Coach Devina suggested that I try out for the boys’ team. Not everyone thought this was a good idea, especially some of the parents of the boys on the team. Coach Devina decided to hold a team vote. The outcome was close, sixty to forty. Fortunately, the boys voted me on. Coach Devina was delighted. He said it was a major triumph for me to become the first girl on a boys’ high school water polo team in the state of California, perhaps in the nation.

Playing on the boys’ team was fantastic. It was fun working out on a tight-knit team, and, like the boys, I had to prove myself every day at workout. My first year of high school, sophomore year, I was a starter, and I lettered that season. But it wasn’t always easy being on the boys’ team. There were a couple of guys who didn’t like having me on the team, and it was certainly surprising to the other high school teams to suddenly play against a girl.

One time, swimming down the pool, I heard a boy yell, “I got this
boy”—he stopped in mid-sentence—“girl covered?” Someone on my team passed me the ball, and he was in such shock that I scored off him. His father was in the stands and he angrily shouted, “You let that girl score off you?” It seemed strange that sometimes the parents had more of a problem with me being on the team than the boys did. Eventually, I was accepted, and I became close friends with four of the boys. It was difficult, though; at various times, each of them asked me to go out, but I couldn’t because I felt like I would have been showing favorites and it just wouldn’t have worked, being on an all-boy team. A couple of boys really persisted, and I did want to date them, but I told them it would be better to just be friends. Besides, between schoolwork and workouts, I had very little free time for dating, and by nighttime I was exhausted.

The first time I got hit in the face—on purpose or by mistake, I’m not sure—two of the players on my team saw it and swam after the other player. Fortunately, the referee saw what was happening and broke things up before there was a fight. But the referee had been a national player himself and knew that the other players were letting the player on the other team know that he couldn’t get away with anything. There was a clean way to play the sport and a dirty way, and the dirty way wasn’t acceptable. The referee was able to gain control of the situation before anything happened, and I was pleased that the boys cared about me enough to stand up for me. It made me feel I had been accepted, especially when there were many times in high school that I felt very isolated.

Everyone in high school knew me simply as “the swimmer.” This bothered me because I felt there was so much more to me than just being a swimmer. I was a serious student too, and like everyone else, I wanted to be accepted for who I was. That was probably why my handful of close friends weren’t athletes.

By the end of the school year, I’d decided that I wanted to go back to England and try to break the world record. Expectations for my second attempt were much higher than before. Since Coach Gambril had moved on to Harvard, my brother coached me in the ocean. We trained together off the shores of Long Beach and Seal Beach. It was
difficult at times having my brother for my coach, but for the most part, I listened to him—not all the time, though, because I didn’t think he knew more than I did. But I understood that this time I would have to train more intensely, and stronger and faster. My commitment was deeper than before. Missing one workout or just going through the motions would make the difference between breaking the world record and failing.

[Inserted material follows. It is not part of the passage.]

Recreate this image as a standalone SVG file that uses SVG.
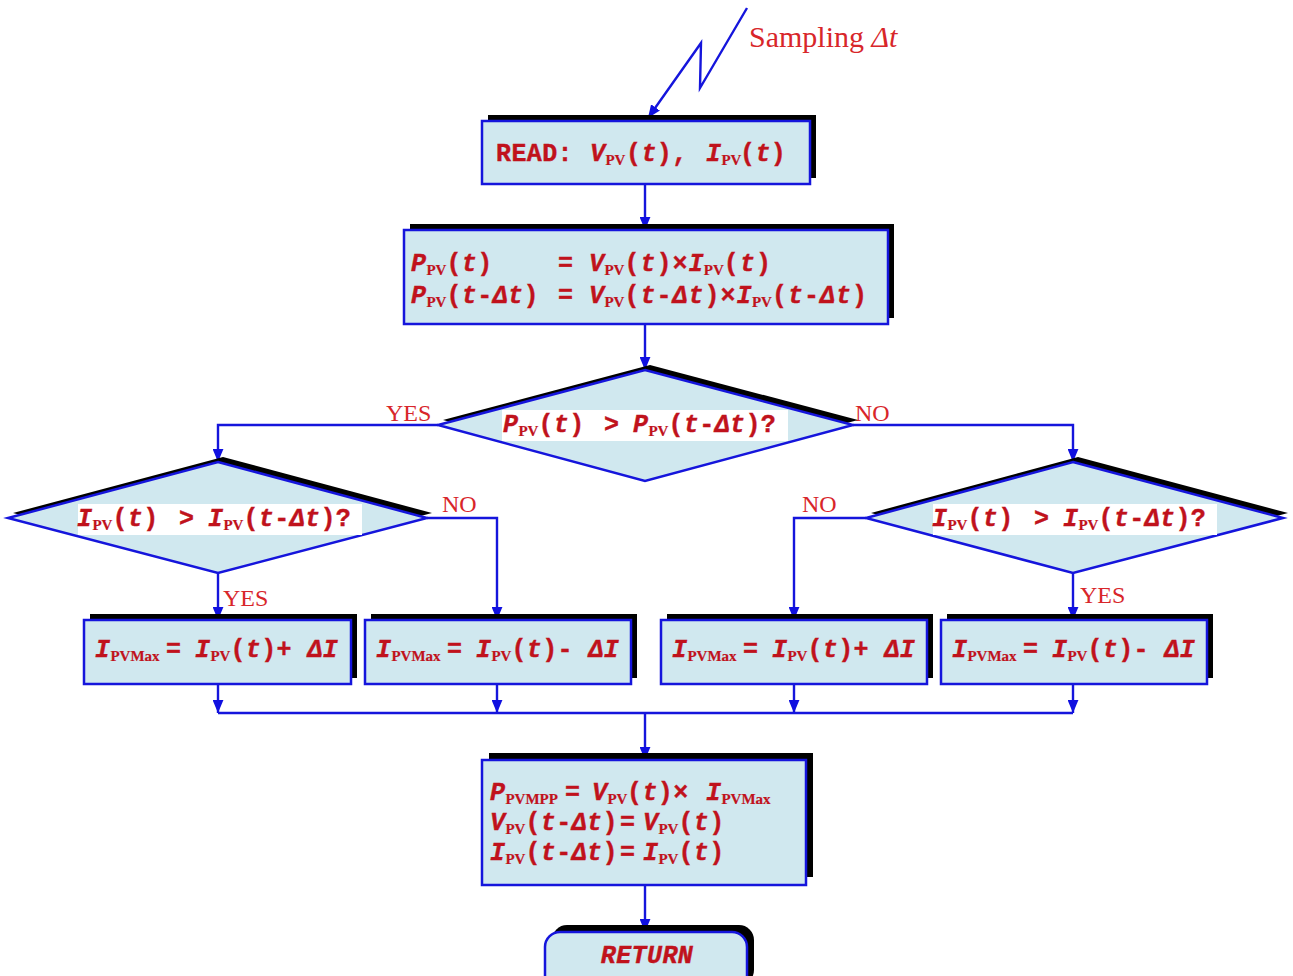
<svg xmlns="http://www.w3.org/2000/svg" width="1293" height="976" viewBox="0 0 1293 976">
<defs>
<marker id="arr" viewBox="0 0 12 10" refX="12" refY="5" markerWidth="13" markerHeight="11" markerUnits="userSpaceOnUse" orient="auto">
<path d="M0,0 L12,5 L0,10 z" fill="#1010e0"/>
</marker>
<style>
.box{fill:#d0e8ef;stroke:#1515dc;stroke-width:2.5}
.sh{fill:#000}
.wb{fill:#fff}
.c{fill:none;stroke:#1515dc;stroke-width:2.4}
.ca{fill:none;stroke:#1515dc;stroke-width:2.4;marker-end:url(#arr)}
.t{font-family:"Liberation Mono",monospace;font-weight:bold;font-size:25px;letter-spacing:0.4px;fill:#c0121c;stroke:#c0121c;stroke-width:0.4}
.w{letter-spacing:1px}
.i{font-style:italic}
.s{font-family:"Liberation Serif",serif;font-weight:bold;font-size:15px;font-style:normal;letter-spacing:0;stroke-width:0.2}
.lbl{font-family:"Liberation Serif",serif;font-size:24px;fill:#d8262a}
</style>
</defs>
<rect width="1293" height="976" fill="#fff"/>

<g id="connectors">
<polyline class="ca" points="747,8 700,88 701,43 648,118"/>
<line class="ca" x1="645" y1="184" x2="645" y2="230"/>
<line class="ca" x1="645" y1="324" x2="645" y2="370"/>
<polyline class="ca" points="438,425 218,425 218,462"/>
<polyline class="ca" points="853,425 1073,425 1073,462"/>
<line class="ca" x1="218" y1="573" x2="218" y2="620"/>
<polyline class="ca" points="427,518 497,518 497,620"/>
<polyline class="ca" points="866,518 794,518 794,620"/>
<line class="ca" x1="1073" y1="573" x2="1073" y2="620"/>
<line class="ca" x1="218" y1="684" x2="218" y2="713"/>
<line class="ca" x1="497" y1="684" x2="497" y2="713"/>
<line class="ca" x1="794" y1="684" x2="794" y2="713"/>
<line class="ca" x1="1073" y1="684" x2="1073" y2="713"/>
<line class="c" x1="218" y1="713" x2="1073" y2="713"/>
<line class="ca" x1="645" y1="713" x2="645" y2="760"/>
<line class="ca" x1="645" y1="885" x2="645" y2="932"/>
<text class="lbl" x="749" y="47" style="font-size:30px">Sampling <tspan font-style="italic">Δt</tspan></text>
<text class="lbl" x="386" y="421">YES</text>
<text class="lbl" x="855" y="421">NO</text>
<text class="lbl" x="442" y="512">NO</text>
<text class="lbl" x="223" y="606">YES</text>
<text class="lbl" x="802" y="512">NO</text>
<text class="lbl" x="1080" y="603">YES</text>
</g>

<g id="read">
<rect class="sh" x="488" y="115" width="328" height="63"/>
<rect class="box" x="482" y="121" width="328" height="63"/>
<text class="t" y="161"><tspan x="496">READ:</tspan><tspan x="590" class="i">V</tspan><tspan class="s" dy="4">PV</tspan><tspan x="626" dy="-4">(</tspan><tspan class="i">t</tspan><tspan>),</tspan><tspan x="706" class="i">I</tspan><tspan class="s" dy="4">PV</tspan><tspan x="740" dy="-4">(</tspan><tspan class="i">t</tspan><tspan>)</tspan></text>
</g>

<g id="power">
<rect class="sh" x="410" y="224" width="484" height="94"/>
<rect class="box" x="404" y="230" width="484" height="94"/>
<text class="t" y="271"><tspan x="411" class="i">P</tspan><tspan class="s" dy="4">PV</tspan><tspan dy="-4">(</tspan><tspan class="i">t</tspan><tspan>)</tspan><tspan x="558">=</tspan><tspan x="589" class="i">V</tspan><tspan class="s" dy="4">PV</tspan><tspan dy="-4" class="w">(</tspan><tspan class="i w">t</tspan><tspan class="w">)×</tspan><tspan class="i">I</tspan><tspan class="s" dy="4">PV</tspan><tspan dy="-4" class="w">(</tspan><tspan class="i w">t</tspan><tspan>)</tspan></text>
<text class="t" y="303"><tspan x="411" class="i">P</tspan><tspan class="s" dy="4">PV</tspan><tspan dy="-4">(</tspan><tspan class="i">t</tspan><tspan>-</tspan><tspan class="i">Δt</tspan><tspan>)</tspan><tspan x="558">=</tspan><tspan x="589" class="i">V</tspan><tspan class="s" dy="4">PV</tspan><tspan dy="-4" class="w">(</tspan><tspan class="i w">t</tspan><tspan class="w">-</tspan><tspan class="i w">Δt</tspan><tspan class="w">)×</tspan><tspan class="i">I</tspan><tspan class="s" dy="4">PV</tspan><tspan dy="-4" class="w">(</tspan><tspan class="i w">t</tspan><tspan class="w">-</tspan><tspan class="i w">Δt</tspan><tspan>)</tspan></text>
</g>

<g id="dec1">
<polygon class="sh" points="650,365 858,420 650,476 443,420"/>
<polygon class="box" points="645,370 853,425 645,481 438,425"/>
<rect class="wb" x="502" y="410" width="286" height="31"/>
<text class="t" y="432"><tspan x="503" class="i">P</tspan><tspan class="s" dy="4">PV</tspan><tspan dy="-4">(</tspan><tspan class="i">t</tspan><tspan>)</tspan><tspan x="604">&gt;</tspan><tspan x="633" class="i">P</tspan><tspan class="s" dy="4">PV</tspan><tspan dy="-4">(</tspan><tspan class="i">t</tspan><tspan>-</tspan><tspan class="i">Δt</tspan><tspan>)?</tspan></text>
</g>

<g id="dec2">
<polygon class="sh" points="223,457 432,513 223,568 13,513"/>
<polygon class="box" points="218,462 427,518 218,573 8,518"/>
<rect class="wb" x="78" y="504" width="284" height="31"/>
<text class="t" y="526"><tspan x="77" class="i">I</tspan><tspan class="s" dy="4">PV</tspan><tspan dy="-4">(</tspan><tspan class="i">t</tspan><tspan>)</tspan><tspan x="179">&gt;</tspan><tspan x="208" class="i">I</tspan><tspan class="s" dy="4">PV</tspan><tspan dy="-4">(</tspan><tspan class="i">t</tspan><tspan>-</tspan><tspan class="i">Δt</tspan><tspan>)?</tspan></text>
</g>

<g id="dec3">
<polygon class="sh" points="1078,457 1288,513 1078,568 871,513"/>
<polygon class="box" points="1073,462 1283,518 1073,573 866,518"/>
<rect class="wb" x="933" y="504" width="284" height="31"/>
<text class="t" y="526"><tspan x="932" class="i">I</tspan><tspan class="s" dy="4">PV</tspan><tspan dy="-4">(</tspan><tspan class="i">t</tspan><tspan>)</tspan><tspan x="1034">&gt;</tspan><tspan x="1063" class="i">I</tspan><tspan class="s" dy="4">PV</tspan><tspan dy="-4">(</tspan><tspan class="i">t</tspan><tspan>-</tspan><tspan class="i">Δt</tspan><tspan>)?</tspan></text>
</g>

<g id="incA">
<rect class="sh" x="90" y="614" width="267" height="64"/>
<rect class="box" x="84" y="620" width="267" height="64"/>
<text class="t" y="657"><tspan x="95" class="i">I</tspan><tspan class="s" dy="4">PVMax</tspan><tspan x="166" dy="-4">=</tspan><tspan x="195" class="i">I</tspan><tspan class="s" dy="4">PV</tspan><tspan dy="-4">(</tspan><tspan class="i">t</tspan><tspan>)+ </tspan><tspan class="i">ΔI</tspan></text>
</g>

<g id="decB">
<rect class="sh" x="371" y="614" width="266" height="64"/>
<rect class="box" x="365" y="620" width="266" height="64"/>
<text class="t" y="657"><tspan x="376" class="i">I</tspan><tspan class="s" dy="4">PVMax</tspan><tspan x="447" dy="-4">=</tspan><tspan x="476" class="i">I</tspan><tspan class="s" dy="4">PV</tspan><tspan dy="-4">(</tspan><tspan class="i">t</tspan><tspan>)- </tspan><tspan class="i">ΔI</tspan></text>
</g>

<g id="incC">
<rect class="sh" x="667" y="614" width="266" height="64"/>
<rect class="box" x="661" y="620" width="266" height="64"/>
<text class="t" y="657"><tspan x="672" class="i">I</tspan><tspan class="s" dy="4">PVMax</tspan><tspan x="743" dy="-4">=</tspan><tspan x="772" class="i">I</tspan><tspan class="s" dy="4">PV</tspan><tspan dy="-4">(</tspan><tspan class="i">t</tspan><tspan>)+ </tspan><tspan class="i">ΔI</tspan></text>
</g>

<g id="decD">
<rect class="sh" x="947" y="614" width="266" height="64"/>
<rect class="box" x="941" y="620" width="266" height="64"/>
<text class="t" y="657"><tspan x="952" class="i">I</tspan><tspan class="s" dy="4">PVMax</tspan><tspan x="1023" dy="-4">=</tspan><tspan x="1052" class="i">I</tspan><tspan class="s" dy="4">PV</tspan><tspan dy="-4">(</tspan><tspan class="i">t</tspan><tspan>)- </tspan><tspan class="i">ΔI</tspan></text>
</g>

<g id="update">
<rect class="sh" x="489" y="753" width="324" height="124"/>
<rect class="box" x="482" y="760" width="324" height="125"/>
<text class="t" y="800"><tspan x="490" class="i">P</tspan><tspan class="s" dy="4">PVMPP</tspan><tspan x="565" dy="-4">=</tspan><tspan x="592" class="i">V</tspan><tspan class="s" dy="4">PV</tspan><tspan x="627" dy="-4">(</tspan><tspan class="i">t</tspan><tspan>)×</tspan><tspan x="706" class="i">I</tspan><tspan class="s" dy="4">PVMax</tspan></text>
<text class="t" y="830"><tspan x="490" class="i">V</tspan><tspan class="s" dy="4">PV</tspan><tspan dy="-4">(</tspan><tspan class="i">t</tspan><tspan>-</tspan><tspan class="i">Δt</tspan><tspan>)</tspan><tspan x="620">=</tspan><tspan x="643" class="i">V</tspan><tspan class="s" dy="4">PV</tspan><tspan dy="-4">(</tspan><tspan class="i">t</tspan><tspan>)</tspan></text>
<text class="t" y="860"><tspan x="490" class="i">I</tspan><tspan class="s" dy="4">PV</tspan><tspan dy="-4">(</tspan><tspan class="i">t</tspan><tspan>-</tspan><tspan class="i">Δt</tspan><tspan>)</tspan><tspan x="620">=</tspan><tspan x="643" class="i">I</tspan><tspan class="s" dy="4">PV</tspan><tspan dy="-4">(</tspan><tspan class="i">t</tspan><tspan>)</tspan></text>
</g>

<g id="return">
<rect class="sh" x="552" y="925" width="202" height="60" rx="15"/>
<rect class="box" x="545" y="932" width="202" height="60" rx="15"/>
<text class="t i" x="647" y="963" text-anchor="middle">RETURN</text>
</g>
</svg>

My mother and I traveled again to England, and we went through the same preparations as the first time. Just as before, waiting for the right day was exasperating, and the pressure was so much greater because the expectations were so much higher. Completing the thirty-mile swim was no longer enough; if I finished the crossing without breaking the world record, I would fail.

With the same crew as the year before, I set out to cross the English Channel. We started from Shakespeare Beach, which looked just as it had on my last crossing. But the current was a lot stronger this time and our inverted S became much wider. The year before I had had to maintain my pace and increase my speed to cut across the currents. This time I had to crank everything up a couple of notches. I constantly wondered,
Am I going to make it in time?
I’m not sure why I wanted to put that kind of pressure on myself or why I felt the need to go back to swim the English Channel. Some people explained it by saying that swimmers get “Channel fever.” It’s as if the Channel lures swimmers back to Dover like a siren. It’s the place, the history, the friendships, the successes, and the heartbreaks. The Channel has a strange pull on swimmers, even if they’ve succeeded before. And some swimmers return to England year after year to pit themselves against the Channel again and again.

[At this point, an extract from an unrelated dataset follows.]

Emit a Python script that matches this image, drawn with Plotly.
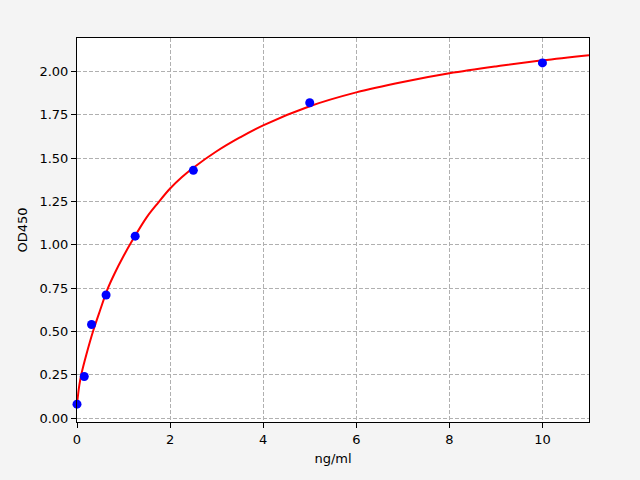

For me, I think it was that I needed another goal, something to focus my energy. I knew that one of my reasons for returning was to prove that I had not just been lucky on my first crossing. Some people had dismissed my previous swim by saying that I had had perfect conditions, though that wasn’t true. The currents had been changeable and very tough.

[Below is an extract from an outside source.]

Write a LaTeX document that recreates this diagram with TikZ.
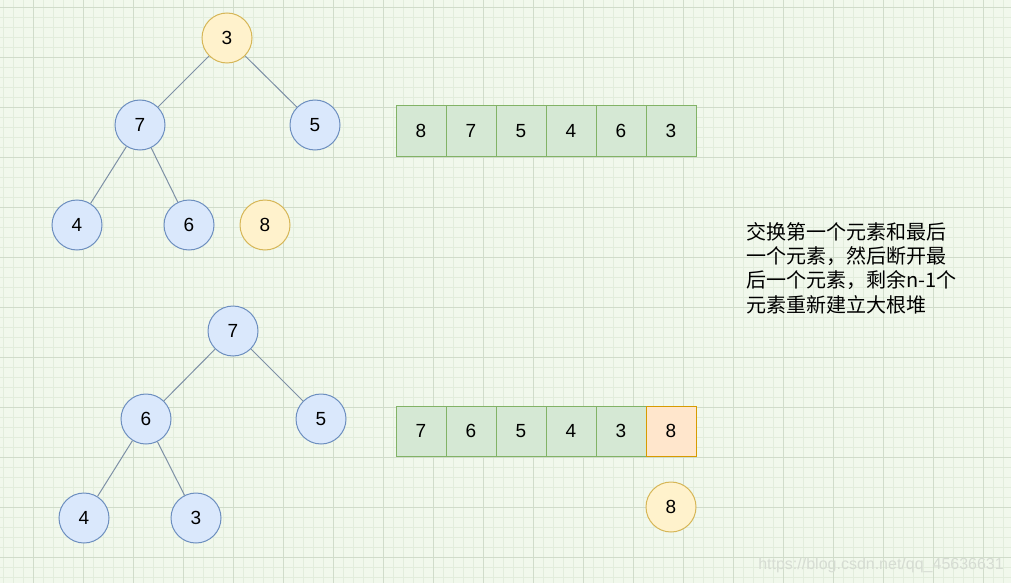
\documentclass[tikz,border=0pt]{standalone}
\usepackage{fontspec}
\setmainfont{Liberation Sans}
\newfontfamily\cjk{Noto Sans CJK SC}
\usepackage{tikz}
\usetikzlibrary{positioning}
\definecolor{PaperGreen}{HTML}{F1F8EC}
\definecolor{GridMinor}{HTML}{E2EDDC}
\definecolor{GridMajor}{HTML}{D0DCCA}
\definecolor{HeapBlue}{HTML}{DAE8FC}
\definecolor{HeapBlueLine}{HTML}{6C8EBF}
\definecolor{SwapYellow}{HTML}{FFF2CC}
\definecolor{SwapYellowLine}{HTML}{D6B656}
\definecolor{CellGreen}{HTML}{D5E8D4}
\definecolor{CellGreenLine}{HTML}{82B366}
\definecolor{CellOrange}{HTML}{FFE6CC}
\definecolor{CellOrangeLine}{HTML}{D79B00}
\definecolor{EdgeGray}{HTML}{7D90A6}
\definecolor{WaterMark}{HTML}{D6DCD3}

\begin{document}
\begin{tikzpicture}[x=1pt, y=-1pt, node distance=0pt,
        heapnode/.style={circle, draw=HeapBlueLine, fill=HeapBlue, line width=1pt, minimum size=50pt, inner sep=0pt, font=\fontsize{19}{19}\selectfont},
        swapnode/.style={heapnode, draw=SwapYellowLine, fill=SwapYellow},
        cell/.style={rectangle, draw=CellGreenLine, fill=CellGreen, line width=1pt, minimum size=50pt, inner sep=0pt, outer sep=0pt, font=\fontsize{19}{19}\selectfont},
        lastcell/.style={cell, draw=CellOrangeLine, fill=CellOrange},
        link/.style={draw=EdgeGray, line width=1pt}]
        \useasboundingbox (0,0) rectangle (1011,583);

        % Paper and grid
        \fill[PaperGreen] (0,0) rectangle (1011,583);
        \foreach \x in {3,13,...,1011} \draw[GridMinor, line width=0.6pt] (\x,0) -- (\x,583);
        \foreach \y in {7,17,...,583} \draw[GridMinor, line width=0.6pt] (0,\y) -- (1011,\y);
        \foreach \x in {33,83,...,1011} \draw[GridMajor, line width=0.7pt] (\x,0) -- (\x,583);
        \foreach \y in {7,57,...,583} \draw[GridMajor, line width=0.7pt] (0,\y) -- (1011,\y);

        % First heap: root swapped out
        \node[swapnode] (t3) at (227,38) {3};
        \node[heapnode] (t7) at (140,125) {7};
        \node[heapnode] (t5) at (315,125) {5};
        \node[heapnode] (t4) at (77,225) {4};
        \node[heapnode] (t6) at (189,225) {6};
        \node[swapnode] (t8) at (265,225) {8};
        \draw[link] (t3) -- (t7);
        \draw[link] (t3) -- (t5);
        \draw[link] (t7) -- (t4);
        \draw[link] (t7) -- (t6);

        % First array
        \node[cell] (a1) at (421,131) {8};
        \node[cell, right=of a1] (a2) {7};
        \node[cell, right=of a2] (a3) {5};
        \node[cell, right=of a3] (a4) {4};
        \node[cell, right=of a4] (a5) {6};
        \node[cell, right=of a5] (a6) {3};

        % Note
        \node[anchor=north west, align=left, inner sep=0pt, font=\cjk\fontsize{20}{24.3}\selectfont] (note) at (746,222)
            {交换第一个元素和最后\\一个元素，然后断开最\\后一个元素，剩余n-1个\\元素重新建立大根堆};

        % Second heap: rebuilt
        \node[heapnode] (b7) at (233,331) {7};
        \node[heapnode] (b6) at (146,419) {6};
        \node[heapnode] (b5) at (321,419) {5};
        \node[heapnode] (b4) at (84,518) {4};
        \node[heapnode] (b3) at (196,518) {3};
        \draw[link] (b7) -- (b6);
        \draw[link] (b7) -- (b5);
        \draw[link] (b6) -- (b4);
        \draw[link] (b6) -- (b3);

        % Second array
        \node[cell] (c1) at (421,431) {7};
        \node[cell, right=of c1] (c2) {6};
        \node[cell, right=of c2] (c3) {5};
        \node[cell, right=of c3] (c4) {4};
        \node[cell, right=of c4] (c5) {3};
        \node[lastcell, right=of c5] (c6) {8};
        \node[swapnode] (out8) at (671,507) {8};

        % Watermark
        \node[anchor=east, inner sep=0pt, text=WaterMark, font=\fontsize{16}{16}\selectfont] (wmark) at (1004,565) {https://blog.csdn.net/qq\_45636631};
    \end{tikzpicture}
\end{document}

This year, no one could say I had it easy. By the middle of the
night the wind had increased to ten knots and the chop on the sea surface to just before whitecaps. The tides were a lot stronger too. When we reached Cape Gris-Nez, the tide was so strong that for every stroke I was taking, the current was pushing me back four or five. For over an hour I fought a losing battle, with time slipping away and the lighthouse receding into the cliffs.

Brickell made many course changes, but nothing seemed to work. Finally he decided to turn south so we could cut across the current and hopefully find ourselves in a second current that would circle back and carry us toward the point. Brickell wasn’t sure it would work, and after we started, he was even less sure; we weren’t making progress. The crew—Mickey, my mother, and Reg Junior—cheered me on. Brickell made three or four more course changes, and finally we started moving forward. But then we hit another current, and it started to pull us out into the mid-Channel again. There was nothing more discouraging than almost touching shore, almost climbing out of the water, only to be dragged back toward mid-Channel.

Again Brickell made more course changes, and I swam with all I had. Finally, we broached the current, swung around, and fought our way in to shore. In total I swam thirty-three miles, three miles farther than the year before, and I broke Davis Hart’s world record with a time of nine hours and thirty-six minutes. It was a great moment, being able to repeat an English Channel success, and I felt a great sense of satisfaction. But after that I decided I had had enough of swimming the English Channel; I wanted to do something else.